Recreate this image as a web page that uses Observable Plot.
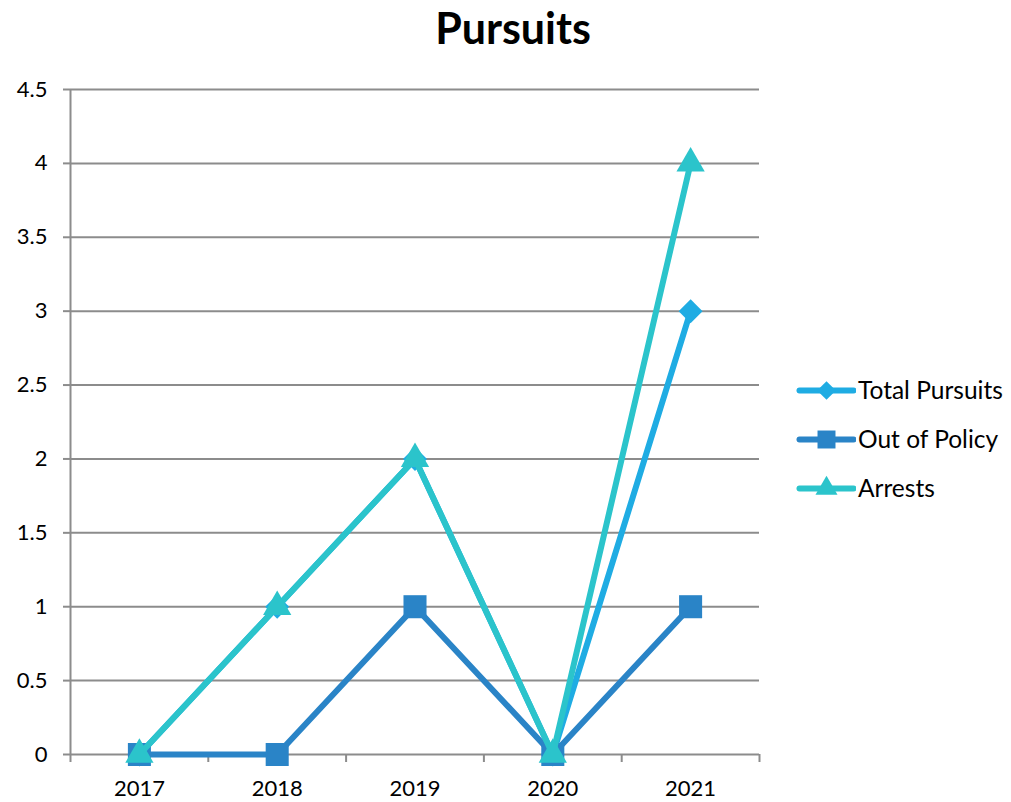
<!DOCTYPE html>
<html>
<head>
<meta charset="utf-8">
<script src="https://cdn.jsdelivr.net/npm/d3@7"></script>
<script src="https://cdn.jsdelivr.net/npm/@observablehq/plot@0.6"></script>
<style>
  html, body { margin: 0; padding: 0; background: #fff; }
  #wrap { position: relative; width: 1011px; height: 802px; font-family: Lato, "Open Sans", sans-serif; }
  #title { position: absolute; left: 0; top: 0; width: 1026px; height: 60px; text-align: center; font-weight: bold; font-size: 43px; line-height: 56px; color: #000; }
  #chart { position: absolute; left: 0; top: 60px; }
  #legend { position: absolute; left: 796px; top: 365px; font-size: 24.5px; color: #000; }
  .item { display: flex; align-items: center; height: 49px; }
  .item svg { margin-right: 2px; }
</style>
</head>
<body>
<div id="wrap">
  <div id="title">Pursuits</div>
  <div id="chart"></div>
  <div id="legend"></div>
</div>
<script>
const years = [2017, 2018, 2019, 2020, 2021];
const totalPursuits = [0, 1, 2, 0, 3];
const outOfPolicy = [0, 0, 1, 0, 1];
const arrests = [0, 1, 2, 0, 4];
const yTicks = [0, 0.5, 1, 1.5, 2, 2.5, 3, 3.5, 4, 4.5];

const seriesNames = ["Total Pursuits", "Out of Policy", "Arrests"];
const seriesValues = [totalPursuits, outOfPolicy, arrests];
const seriesColors = ["#1FACE3", "#2A84C7", "#2BC4CB"];
const seriesSymbols = ["diamond2", "square", "triangle"];
const seriesR = [10.8, 13, 10.5];

const boundaries = [years[0] - 0.5, ...years.map(y => y + 0.5)];

const marks = [
  Plot.gridY(yTicks, {stroke: "#8c8c8c", strokeOpacity: 1, strokeWidth: 2}),
  Plot.axisY(yTicks, {tickSize: 7, tickPadding: 16, stroke: "#8c8c8c", strokeWidth: 2, fontSize: 22, fill: "#000", label: null, tickFormat: d => String(d)}),
  Plot.axisX(years, {tickSize: 0, tickPadding: 26, fontSize: 22, fill: "#000", label: null, tickFormat: d => String(d)}),
  Plot.axisX(boundaries, {tickSize: 8, stroke: "#8c8c8c", strokeWidth: 2, tickFormat: () => "", label: null}),
  Plot.ruleX([boundaries[0]], {stroke: "#8c8c8c", strokeWidth: 2})
];

seriesNames.forEach((name, i) => {
  const data = years.map((y, j) => ({year: y, value: seriesValues[i][j]}));
  marks.push(Plot.line(data, {x: "year", y: "value", stroke: seriesColors[i], strokeWidth: 6, strokeLinecap: "round", strokeLinejoin: "round"}));
  marks.push(Plot.dot(data, {x: "year", y: "value", symbol: seriesSymbols[i], r: seriesR[i], fill: seriesColors[i], stroke: "none"}));
});

const chart = Plot.plot({
  width: 1011,
  height: 742,
  marginTop: 29,
  marginBottom: 48,
  marginLeft: 70,
  marginRight: 252,
  style: {fontFamily: "Lato, 'Open Sans', sans-serif", background: "#fff"},
  x: {type: "linear", domain: [boundaries[0], boundaries[boundaries.length - 1]], axis: null},
  y: {domain: [0, 4.5], axis: null},
  marks
});
document.getElementById("chart").appendChild(chart);

const legend = document.getElementById("legend");
seriesNames.forEach((name, i) => {
  const item = document.createElement("div");
  item.className = "item";
  const sw = Plot.plot({
    width: 60, height: 30, margin: 0,
    x: {domain: [0, 1], axis: null}, y: {domain: [0, 1], axis: null},
    marks: [
      Plot.line([{x: 0.05, y: 0.5}, {x: 0.95, y: 0.5}], {x: "x", y: "y", stroke: seriesColors[i], strokeWidth: 6, strokeLinecap: "round"}),
      Plot.dot([{x: 0.5, y: 0.5}], {x: "x", y: "y", symbol: seriesSymbols[i], r: seriesR[i] * 0.78, fill: seriesColors[i]})
    ]
  });
  item.appendChild(sw);
  const t = document.createElement("span");
  t.textContent = name;
  item.appendChild(t);
  legend.appendChild(item);
});
</script>
</body>
</html>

What the task asks.
Please transcribe the material above exactly as written. Leave the pictures out.

Result of the task.
Recreate this image as a web page that uses Observable Plot.
<!DOCTYPE html>
<html>
<head>
<meta charset="utf-8">
<script src="https://cdn.jsdelivr.net/npm/d3@7"></script>
<script src="https://cdn.jsdelivr.net/npm/@observablehq/plot@0.6"></script>
<style>
  html, body { margin: 0; padding: 0; background: #fff; }
  #wrap { position: relative; width: 1011px; height: 802px; font-family: Lato, "Open Sans", sans-serif; }
  #title { position: absolute; left: 0; top: 0; width: 1026px; height: 60px; text-align: center; font-weight: bold; font-size: 43px; line-height: 56px; color: #000; }
  #chart { position: absolute; left: 0; top: 60px; }
  #legend { position: absolute; left: 796px; top: 365px; font-size: 24.5px; color: #000; }
  .item { display: flex; align-items: center; height: 49px; }
  .item svg { margin-right: 2px; }
</style>
</head>
<body>
<div id="wrap">
  <div id="title">Pursuits</div>
  <div id="chart"></div>
  <div id="legend"></div>
</div>
<script>
const years = [2017, 2018, 2019, 2020, 2021];
const totalPursuits = [0, 1, 2, 0, 3];
const outOfPolicy = [0, 0, 1, 0, 1];
const arrests = [0, 1, 2, 0, 4];
const yTicks = [0, 0.5, 1, 1.5, 2, 2.5, 3, 3.5, 4, 4.5];

const seriesNames = ["Total Pursuits", "Out of Policy", "Arrests"];
const seriesValues = [totalPursuits, outOfPolicy, arrests];
const seriesColors = ["#1FACE3", "#2A84C7", "#2BC4CB"];
const seriesSymbols = ["diamond2", "square", "triangle"];
const seriesR = [10.8, 13, 10.5];

const boundaries = [years[0] - 0.5, ...years.map(y => y + 0.5)];

const marks = [
  Plot.gridY(yTicks, {stroke: "#8c8c8c", strokeOpacity: 1, strokeWidth: 2}),
  Plot.axisY(yTicks, {tickSize: 7, tickPadding: 16, stroke: "#8c8c8c", strokeWidth: 2, fontSize: 22, fill: "#000", label: null, tickFormat: d => String(d)}),
  Plot.axisX(years, {tickSize: 0, tickPadding: 26, fontSize: 22, fill: "#000", label: null, tickFormat: d => String(d)}),
  Plot.axisX(boundaries, {tickSize: 8, stroke: "#8c8c8c", strokeWidth: 2, tickFormat: () => "", label: null}),
  Plot.ruleX([boundaries[0]], {stroke: "#8c8c8c", strokeWidth: 2})
];

seriesNames.forEach((name, i) => {
  const data = years.map((y, j) => ({year: y, value: seriesValues[i][j]}));
  marks.push(Plot.line(data, {x: "year", y: "value", stroke: seriesColors[i], strokeWidth: 6, strokeLinecap: "round", strokeLinejoin: "round"}));
  marks.push(Plot.dot(data, {x: "year", y: "value", symbol: seriesSymbols[i], r: seriesR[i], fill: seriesColors[i], stroke: "none"}));
});

const chart = Plot.plot({
  width: 1011,
  height: 742,
  marginTop: 29,
  marginBottom: 48,
  marginLeft: 70,
  marginRight: 252,
  style: {fontFamily: "Lato, 'Open Sans', sans-serif", background: "#fff"},
  x: {type: "linear", domain: [boundaries[0], boundaries[boundaries.length - 1]], axis: null},
  y: {domain: [0, 4.5], axis: null},
  marks
});
document.getElementById("chart").appendChild(chart);

const legend = document.getElementById("legend");
seriesNames.forEach((name, i) => {
  const item = document.createElement("div");
  item.className = "item";
  const sw = Plot.plot({
    width: 60, height: 30, margin: 0,
    x: {domain: [0, 1], axis: null}, y: {domain: [0, 1], axis: null},
    marks: [
      Plot.line([{x: 0.05, y: 0.5}, {x: 0.95, y: 0.5}], {x: "x", y: "y", stroke: seriesColors[i], strokeWidth: 6, strokeLinecap: "round"}),
      Plot.dot([{x: 0.5, y: 0.5}], {x: "x", y: "y", symbol: seriesSymbols[i], r: seriesR[i] * 0.78, fill: seriesColors[i]})
    ]
  });
  item.appendChild(sw);
  const t = document.createElement("span");
  t.textContent = name;
  item.appendChild(t);
  legend.appendChild(item);
});
</script>
</body>
</html>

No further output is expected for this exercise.